Maybe I should start by asking: What is it that you really want? What is it that you really desire? What does your heart earnestly yearn for? Do you even know?
This week's "thought" addresses that issue: What your heart truly yearns for. The answer I offer today comes to you from David Downing, co-director of the Marion E. Wade Center at Wheaton College in Wheaton, Illinois. It is taken from an Advent Devotional book called, "The Grand Miracle." Enjoy.
"I
Am the Bread of Life."
John
6:35
"It
is not what God can give us, but God that we want," said George
MacDonald. He was a seasoned old soul, and what was true for him may have
been more of an ideal for other pilgrims on the journey. The rest of us may
feel more inclined to pray: "Father, forgive us, for we do not know what
we want." We seek a gilded afterlife when we could have
Eternal Life. We seek breadcrumbs of earthly pleasure when we could have
a heavenly banquet. We avoid pain when we could embrace joy. We
plead for words that will give us comfort and light, but our own darkness does
not comprehend the Word.
Help
us, Lord. We ask for a road-map to heaven when the Way, the Truth and the
Life stands right before us. We want the crown without the cross, and we
fix our gaze on the crown more than the King. We look to Glory, but
others do not see the glory when they look at us. We do not ask too much
in prayer, but too little. We follow the One who multiplied the loaves
and do not see the Bread of Life. We want to quench the thirst of the
moment, but do not ask for Living Water, the cup of heaven.
The
Everlasting took human form so that we might lift our eyes from the
gifts to the Giver. He emptied Himself so that from His fullness we might
receive grace upon grace. The baby lay in a feeding trough so we might not be
forever hungry. The child spoke in His Father's house, so we might put away
childish things. The man told us that we must die to live, that sorrow would
turn to joy, that those who seek will find. He rose that we might rise.
He came to be with us for a time, so that we might be with Him forever.
Lord, teach us to know what we want, to want what you want, and most of all, to
want you.

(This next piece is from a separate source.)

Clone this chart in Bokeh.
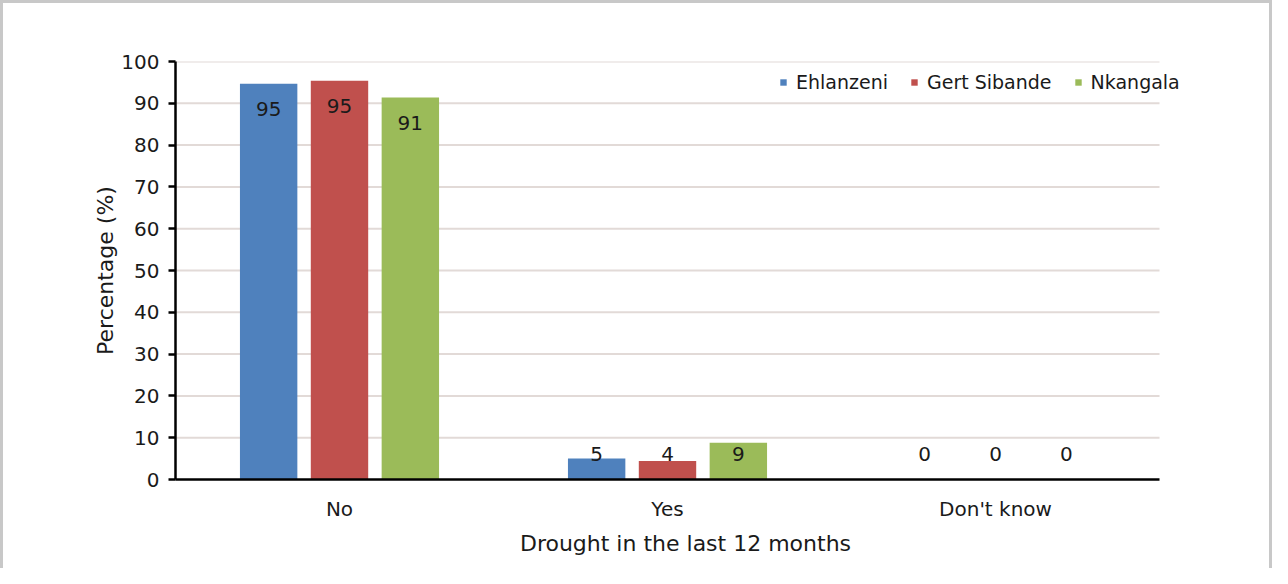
from bokeh.plotting import figure
from bokeh.models import ColumnDataSource, Legend, LegendItem, Range1d, FixedTicker
from bokeh.core.properties import value
from bokeh.embed import file_html
from bokeh.resources import INLINE

categories = ["No", "Yes", "Don't know"]
series = ["Ehlanzeni", "Gert Sibande", "Nkangala"]
ehlanzeni = [94.7, 5.0, 0.0]
gert_sibande = [95.4, 4.4, 0.0]
nkangala = [91.4, 8.8, 0.0]
colors = ["#4f81bd", "#c0504d", "#9bbb59"]
y_ticks = [0, 10, 20, 30, 40, 50, 60, 70, 80, 90, 100]

FONT = "DejaVu Sans"
TXT = "#1a1a1a"

n = len(categories)
centers = [i + 0.5 for i in range(n)]
offsets = [-0.216, 0.0, 0.216]

src = ColumnDataSource(dict(xc=centers))
for i, vals in enumerate([ehlanzeni, gert_sibande, nkangala]):
    src.data[f"x{i}"] = [c + offsets[i] for c in centers]
    src.data[f"s{i}"] = vals
    src.data[f"l{i}"] = [str(int(round(v))) for v in vals]
    src.data[f"y{i}"] = [max(v, 12) - 6 for v in vals]

# frame extends a little past the last category so the legend fits
x_end = n * 1020 / 984
p = figure(x_range=Range1d(0, x_end), y_range=Range1d(0, 100),
           width=1272, height=568, output_backend="svg", toolbar_location=None,
           min_border_left=175, min_border_right=77, min_border_top=61, min_border_bottom=89)
p.border_fill_alpha = 0
p.styles = {"box-shadow": "inset 3px 3px 0 #c8c8c8, inset -3px 0 0 #c8c8c8"}
p.outline_line_color = None

# horizontal gridlines limited to the category area
p.xgrid.grid_line_color = None
p.ygrid.grid_line_color = None
grid_src = ColumnDataSource(dict(y=y_ticks[1:], x0=[0] * (len(y_ticks) - 1), x1=[n] * (len(y_ticks) - 1)))
p.segment(x0="x0", x1="x1", y0="y", y1="y", source=grid_src, line_color="#e2dad7", line_width=2)

items = []
for i, name in enumerate(series):
    r = p.vbar(x=f"x{i}", top=f"s{i}", width=0.175, source=src,
               fill_color=colors[i], line_color=None)
    items.append(LegendItem(label=name, renderers=[r]))
    p.text(x=f"x{i}", y=f"y{i}", text=f"l{i}", source=src,
           text_align="center", text_baseline="middle", text_font=value(FONT),
           text_font_size="20px", text_color=TXT)

legend = Legend(items=items, orientation="horizontal", location=(604, 386),
                label_text_font=FONT, label_text_font_size="19px", label_text_color=TXT,
                glyph_width=8, glyph_height=8, label_standoff=9, spacing=22,
                padding=0, margin=0, border_line_color=None, background_fill_alpha=0)
p.add_layout(legend, "center")

p.yaxis.ticker = y_ticks
p.xaxis.ticker = FixedTicker(ticks=centers)
p.xaxis.major_label_overrides = {c: lab for c, lab in zip(centers, categories)}
p.xaxis.bounds = (0, n)

for ax in (p.xaxis, p.yaxis):
    ax.axis_line_color = "black"
    ax.axis_line_width = 2.5
    ax.major_label_text_font = FONT
    ax.major_label_text_font_size = "20px"
    ax.major_label_text_color = TXT
    ax.axis_label_text_font = FONT
    ax.axis_label_text_font_size = "22px"
    ax.axis_label_text_font_style = "normal"
    ax.axis_label_text_color = TXT
    ax.minor_tick_line_color = None

p.yaxis.axis_label = "Percentage (%)"
p.yaxis.major_tick_line_color = "black"
p.yaxis.major_tick_line_width = 2.5
p.yaxis.major_tick_out = 7
p.yaxis.major_tick_in = 0
p.yaxis.major_label_standoff = 9
p.yaxis.axis_label_standoff = 0

p.xaxis.axis_label = "Drought in the last 12 months"
p.xaxis.major_tick_line_color = None
p.xaxis.major_label_standoff = 11
p.xaxis.axis_label_standoff = 7

open("out.html", "w").write(file_html(p, INLINE))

Amen."
So
many today do not realize that their pursuit of joy, happiness, pleasure,
contentment and peace in their souls' is really an inner craving after
God. "God
has placed eternity in our hearts," says Solomon, in
Ecclesiastes 3:11. And that "eternity" which
God has placed within us has left a hole in our soul that can only be filled,
as Pascal put it, "by
an infinite and immutable object, that is, by God Himself."
Yes,
most people fail to see that their clamoring after all those things
-- even sinful things -- is really a pursuit of God and what
He alone can supply when He enters our being, by His Spirit, in the grace of
regeneration. To quote Pascal at greater length, "There was once
a true happiness in man, of which there now remains only an empty trace, which
he vainly tries to fill with things from his environment. Yet all these efforts
are inadequate, because the infinite abyss in the human soul can only be filled
by an infinite and immutable object, that is, by God Himself."
Maybe
our prayer should be: Lord
Jesus, forgive us for chasing after things that can never truly satisfy when
you have told us time and again in your Word that we can find true and lasting
satisfaction only in You; in having You. So often we clamor after
everything but you, even venturing into the pursuit of sinful and
forbidden things, before we finally come -- broken, empty and damaged --
to see the error of our ways. Convince us, we pray, that our inner hunger can
only be satisfied as we feed on You the Bread of Heaven, and our
inner thirst can only be quenched as we drink deeply of You the Living Water --
the only water a person can partake of and thirst no more. Lord, as
Mr. Downing has correctly prayed, "teach us to know what we want, to want
what you want, and most of all, to want you." Amen.